9 Responses to Rights? What rights?

  1. Thank the great Father above that you wrote this! For as long as I remember I would be making all these arguments for Aboriginal rights (you know… with my being Aboriginal and all) but I always felt in the pit of my stomach that I was full of shit. So now when ever I talk to somebody about those silly made up rights I can finally (!) tell myself to shut up and just go to McDonalds and get a quadruple BIg Mac.

    • Exactly! And don’t forget that equality requires that we have no rights, because being different is discrimination! Also, it’s in our best interests that we finally be completely assimilated, as this is the only option open if we truly want to escape the social ills that okay sure there are historical and contemporary reasons for, but whatever. Point is, we need to be like everyone else because this is inherently the best thing to be!

      *washes brain out with bleach*

  2. nokamis says:

    Brilliantly FUNNY!

    Thanks for the laughs!

  3. APG says:

    For serious? The name given to a written declaration of the Pope, including the oldest justification for colonization, is *bull*? I feel like the 15th century pope might be dropping us a hint that we shouldn’t take him too seriously.

    (p.s.

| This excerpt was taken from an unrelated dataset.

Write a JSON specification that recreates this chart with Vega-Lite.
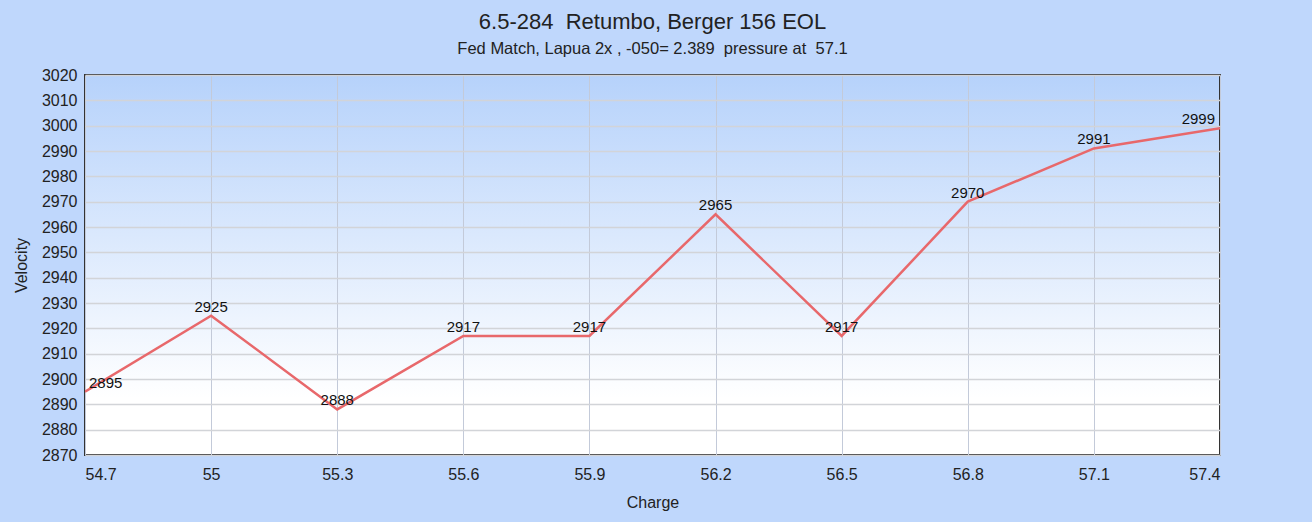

As a white Canadian who went to public school and never learned a thing about Aboriginal issues until very recently, I want to join the chorus of praise for your work on this blog. Thank you for your clarity and patience.)

  4. Emo says:

    The court decision hidden under a hyperlink as “namby pamby” doesn’t relate to the subject of the conversation in a clear way (nor to the particular sentence you’re invoking it in)… but it was interesting to read it, and it raises a number of interesting points (that I assume you wanted to raise but didn’t have time to discuss in this posting).

    Really, the only thing I have to say is: the British Empire broke innumerable treaties, all over the world. They didn’t keep the treaty they signed (1815) with the King of Kandy, either –an example that you’d find strangely familiar, despite the exotic locale, if you had some free time to read the history of it. The more that First Nations know about the uncanny parallels to their own history that can be found around the world (and I do mean all the way around the world) the less isolated they may feel in facing down this legacy. The British Empire went everywhere, and ended up nowhere; it was bad in its motives, bad in its means, and bad in its outcomes.

    • I’ll take a look later on this morning to see if I put the right case up (and will provide a quick quote to situate it better:) ).

      • There:) I left the original link to the case itself, and then followed up with a case brief which explains how the Court specifically rejected the Doctrine of Conquest as having had terminated the Treaty of 1752. That whole resource is pretty cool actually.

  5. Renu says:

    Thank you for writing this blog. I have added a link to it on my website. I hope you don’t mind. Just want more people to read it.